DATA SHOWN>
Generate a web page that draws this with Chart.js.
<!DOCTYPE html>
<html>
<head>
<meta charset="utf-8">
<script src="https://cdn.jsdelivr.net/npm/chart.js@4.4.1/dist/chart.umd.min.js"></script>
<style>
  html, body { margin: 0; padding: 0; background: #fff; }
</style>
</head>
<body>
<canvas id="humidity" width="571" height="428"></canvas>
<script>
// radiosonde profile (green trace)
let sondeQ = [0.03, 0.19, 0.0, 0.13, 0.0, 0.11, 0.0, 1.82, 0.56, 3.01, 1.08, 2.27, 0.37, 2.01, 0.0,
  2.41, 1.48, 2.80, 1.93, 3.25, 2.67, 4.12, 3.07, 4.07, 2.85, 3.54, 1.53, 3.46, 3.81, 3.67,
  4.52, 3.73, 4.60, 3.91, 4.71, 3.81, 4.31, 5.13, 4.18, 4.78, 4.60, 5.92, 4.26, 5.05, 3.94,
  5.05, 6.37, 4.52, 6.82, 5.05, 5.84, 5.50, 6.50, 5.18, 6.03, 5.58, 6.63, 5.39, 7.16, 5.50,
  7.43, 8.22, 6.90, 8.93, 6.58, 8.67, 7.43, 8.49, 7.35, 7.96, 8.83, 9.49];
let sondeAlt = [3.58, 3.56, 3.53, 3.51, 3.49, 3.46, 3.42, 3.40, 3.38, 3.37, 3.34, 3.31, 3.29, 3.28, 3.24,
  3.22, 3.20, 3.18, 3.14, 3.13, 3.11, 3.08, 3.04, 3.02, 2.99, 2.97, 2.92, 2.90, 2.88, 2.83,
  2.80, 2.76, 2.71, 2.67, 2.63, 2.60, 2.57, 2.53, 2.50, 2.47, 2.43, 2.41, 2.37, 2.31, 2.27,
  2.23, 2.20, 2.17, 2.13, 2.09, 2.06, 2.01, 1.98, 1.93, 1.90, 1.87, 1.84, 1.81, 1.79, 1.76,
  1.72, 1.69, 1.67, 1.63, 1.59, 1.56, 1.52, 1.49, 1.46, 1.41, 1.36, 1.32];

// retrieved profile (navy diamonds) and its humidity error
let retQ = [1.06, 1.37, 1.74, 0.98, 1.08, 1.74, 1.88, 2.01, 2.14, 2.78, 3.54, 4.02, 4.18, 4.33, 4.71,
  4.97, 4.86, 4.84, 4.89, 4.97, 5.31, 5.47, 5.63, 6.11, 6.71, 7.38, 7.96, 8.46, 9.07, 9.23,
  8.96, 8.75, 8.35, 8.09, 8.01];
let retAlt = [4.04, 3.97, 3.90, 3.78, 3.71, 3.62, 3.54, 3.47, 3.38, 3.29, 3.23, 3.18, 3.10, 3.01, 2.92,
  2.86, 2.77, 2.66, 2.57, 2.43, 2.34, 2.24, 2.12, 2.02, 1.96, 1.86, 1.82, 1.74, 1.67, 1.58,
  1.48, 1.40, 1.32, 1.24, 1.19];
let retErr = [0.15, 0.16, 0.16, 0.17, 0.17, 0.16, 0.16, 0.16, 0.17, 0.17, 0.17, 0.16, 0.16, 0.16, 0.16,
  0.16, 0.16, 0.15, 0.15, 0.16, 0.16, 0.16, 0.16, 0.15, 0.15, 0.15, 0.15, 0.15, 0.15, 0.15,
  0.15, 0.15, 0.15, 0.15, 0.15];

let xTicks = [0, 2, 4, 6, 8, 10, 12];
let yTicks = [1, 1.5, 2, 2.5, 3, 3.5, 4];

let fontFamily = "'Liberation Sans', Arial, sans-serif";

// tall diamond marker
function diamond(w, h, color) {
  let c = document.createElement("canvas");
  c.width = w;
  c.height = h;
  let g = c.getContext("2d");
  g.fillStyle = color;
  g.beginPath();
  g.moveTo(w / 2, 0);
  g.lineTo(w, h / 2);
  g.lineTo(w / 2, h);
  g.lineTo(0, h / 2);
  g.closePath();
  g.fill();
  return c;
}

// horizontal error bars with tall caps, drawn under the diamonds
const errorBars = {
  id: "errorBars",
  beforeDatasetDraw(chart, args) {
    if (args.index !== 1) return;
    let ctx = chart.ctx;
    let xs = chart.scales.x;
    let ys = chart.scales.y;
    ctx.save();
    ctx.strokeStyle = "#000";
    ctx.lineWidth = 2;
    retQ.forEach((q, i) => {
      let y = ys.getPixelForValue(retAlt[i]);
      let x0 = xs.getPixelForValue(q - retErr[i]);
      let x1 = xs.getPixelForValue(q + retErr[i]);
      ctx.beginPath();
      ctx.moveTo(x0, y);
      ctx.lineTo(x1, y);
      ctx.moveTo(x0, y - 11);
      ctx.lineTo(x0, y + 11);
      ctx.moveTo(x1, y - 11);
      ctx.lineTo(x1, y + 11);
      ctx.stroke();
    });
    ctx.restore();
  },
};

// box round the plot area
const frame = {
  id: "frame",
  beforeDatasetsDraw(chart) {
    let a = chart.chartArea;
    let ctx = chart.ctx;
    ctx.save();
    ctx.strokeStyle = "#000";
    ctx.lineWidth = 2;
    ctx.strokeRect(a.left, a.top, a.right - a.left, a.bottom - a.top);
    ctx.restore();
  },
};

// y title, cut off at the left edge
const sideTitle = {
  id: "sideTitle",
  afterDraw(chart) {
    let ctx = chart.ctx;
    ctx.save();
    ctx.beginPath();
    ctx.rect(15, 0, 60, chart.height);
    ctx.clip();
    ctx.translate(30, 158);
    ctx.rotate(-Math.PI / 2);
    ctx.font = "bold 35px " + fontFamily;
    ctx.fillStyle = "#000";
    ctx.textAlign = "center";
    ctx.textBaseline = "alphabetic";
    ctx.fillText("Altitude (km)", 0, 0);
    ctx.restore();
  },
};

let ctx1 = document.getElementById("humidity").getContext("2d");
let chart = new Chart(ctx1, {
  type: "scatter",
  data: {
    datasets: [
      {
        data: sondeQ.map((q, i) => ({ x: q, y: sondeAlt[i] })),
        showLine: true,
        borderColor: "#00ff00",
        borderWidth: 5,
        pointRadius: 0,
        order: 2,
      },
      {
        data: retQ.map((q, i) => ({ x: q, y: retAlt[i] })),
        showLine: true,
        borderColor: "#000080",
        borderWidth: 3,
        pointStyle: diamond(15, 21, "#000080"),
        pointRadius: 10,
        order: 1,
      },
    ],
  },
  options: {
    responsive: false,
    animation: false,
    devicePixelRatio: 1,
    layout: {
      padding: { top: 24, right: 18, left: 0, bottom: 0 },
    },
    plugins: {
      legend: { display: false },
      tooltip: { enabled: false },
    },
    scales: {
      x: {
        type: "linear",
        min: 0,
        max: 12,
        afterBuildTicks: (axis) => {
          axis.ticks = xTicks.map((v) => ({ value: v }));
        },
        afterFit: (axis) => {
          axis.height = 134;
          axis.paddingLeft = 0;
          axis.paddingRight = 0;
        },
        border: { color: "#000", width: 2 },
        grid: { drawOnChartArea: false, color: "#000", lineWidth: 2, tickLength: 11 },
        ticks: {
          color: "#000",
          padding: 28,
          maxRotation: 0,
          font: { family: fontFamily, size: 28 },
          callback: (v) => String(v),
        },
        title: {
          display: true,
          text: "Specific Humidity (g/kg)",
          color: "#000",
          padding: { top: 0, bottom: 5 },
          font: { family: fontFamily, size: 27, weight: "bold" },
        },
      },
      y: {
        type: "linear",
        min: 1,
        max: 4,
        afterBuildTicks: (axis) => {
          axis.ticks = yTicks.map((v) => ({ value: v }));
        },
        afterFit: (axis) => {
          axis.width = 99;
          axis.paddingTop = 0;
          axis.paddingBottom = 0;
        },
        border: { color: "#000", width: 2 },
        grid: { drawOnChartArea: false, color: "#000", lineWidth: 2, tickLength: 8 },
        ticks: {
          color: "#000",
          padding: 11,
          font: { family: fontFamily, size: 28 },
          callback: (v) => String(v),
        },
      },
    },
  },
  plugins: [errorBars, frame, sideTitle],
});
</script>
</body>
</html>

WHAT THE TASK ASKS>
Exactly as they appear, please write out the lines from the opening of the listing above down to the line containing "1.41, 1.36, 1.32];", with both end lines included.

EXERCISE SOLUTION>
Generate a web page that draws this with Chart.js.
<!DOCTYPE html>
<html>
<head>
<meta charset="utf-8">
<script src="https://cdn.jsdelivr.net/npm/chart.js@4.4.1/dist/chart.umd.min.js"></script>
<style>
  html, body { margin: 0; padding: 0; background: #fff; }
</style>
</head>
<body>
<canvas id="humidity" width="571" height="428"></canvas>
<script>
// radiosonde profile (green trace)
let sondeQ = [0.03, 0.19, 0.0, 0.13, 0.0, 0.11, 0.0, 1.82, 0.56, 3.01, 1.08, 2.27, 0.37, 2.01, 0.0,
  2.41, 1.48, 2.80, 1.93, 3.25, 2.67, 4.12, 3.07, 4.07, 2.85, 3.54, 1.53, 3.46, 3.81, 3.67,
  4.52, 3.73, 4.60, 3.91, 4.71, 3.81, 4.31, 5.13, 4.18, 4.78, 4.60, 5.92, 4.26, 5.05, 3.94,
  5.05, 6.37, 4.52, 6.82, 5.05, 5.84, 5.50, 6.50, 5.18, 6.03, 5.58, 6.63, 5.39, 7.16, 5.50,
  7.43, 8.22, 6.90, 8.93, 6.58, 8.67, 7.43, 8.49, 7.35, 7.96, 8.83, 9.49];
let sondeAlt = [3.58, 3.56, 3.53, 3.51, 3.49, 3.46, 3.42, 3.40, 3.38, 3.37, 3.34, 3.31, 3.29, 3.28, 3.24,
  3.22, 3.20, 3.18, 3.14, 3.13, 3.11, 3.08, 3.04, 3.02, 2.99, 2.97, 2.92, 2.90, 2.88, 2.83,
  2.80, 2.76, 2.71, 2.67, 2.63, 2.60, 2.57, 2.53, 2.50, 2.47, 2.43, 2.41, 2.37, 2.31, 2.27,
  2.23, 2.20, 2.17, 2.13, 2.09, 2.06, 2.01, 1.98, 1.93, 1.90, 1.87, 1.84, 1.81, 1.79, 1.76,
  1.72, 1.69, 1.67, 1.63, 1.59, 1.56, 1.52, 1.49, 1.46, 1.41, 1.36, 1.32];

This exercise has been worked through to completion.